Common Mistakes and Misconceptions
- Thinking It’s “Free Money”: The money reported on the 1099-K isn’t free. It’s taxable income, and the IRS knows about it.
- Ignoring It: Don’t ignore a 1099-K. You must report it. Ignoring it can lead to penalties and potential audits.
- Assuming It’s Net Income: Remember, the 1099-K reports gross payments. You must deduct expenses to determine your taxable profit.
- Not Keeping Good Records: Always keep track of all your expenses, payment fees, and transactions to properly fill out Schedule C.
- Not Consulting a Professional: If you’re confused about how to handle the 1099-K, seek professional advice. It’s better to be safe than sorry, especially when taxes are involved.
- Waiting Until Tax Season: Don’t wait until the last minute to start gathering your tax documents.

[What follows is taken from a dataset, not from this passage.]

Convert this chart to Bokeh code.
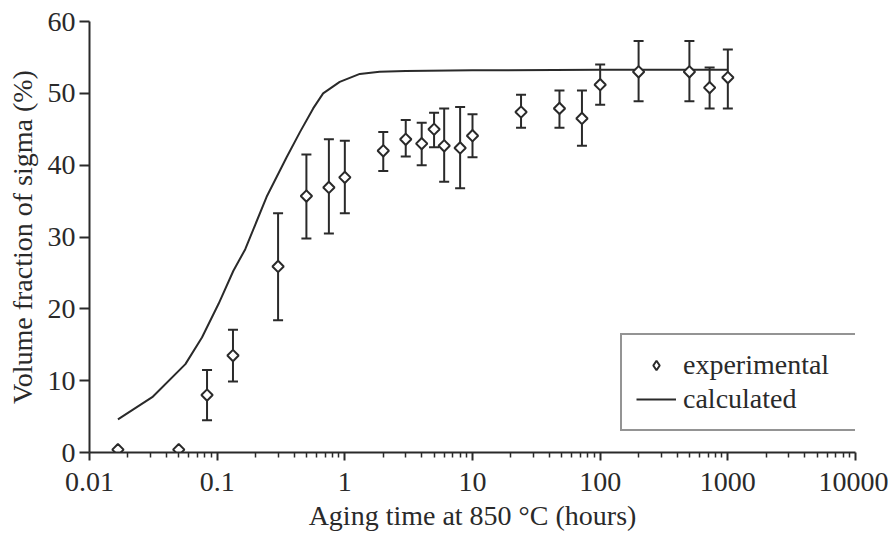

Keep them organized throughout the year.
Staying Compliant and Informed
The rules around digital assets and tax laws are constantly changing, so it’s crucial to stay informed. The IRS is paying more attention to these areas. Regularly check the IRS website for updates and consider subscribing to tax newsletters or blogs to keep on top of the latest changes.
Form 1099-K doesn’t have to be a source of stress. By understanding what it is, how it works, and what you need to do, you can confidently handle this aspect of your taxes. So, keep track of those transactions and stay on the right side of the IRS.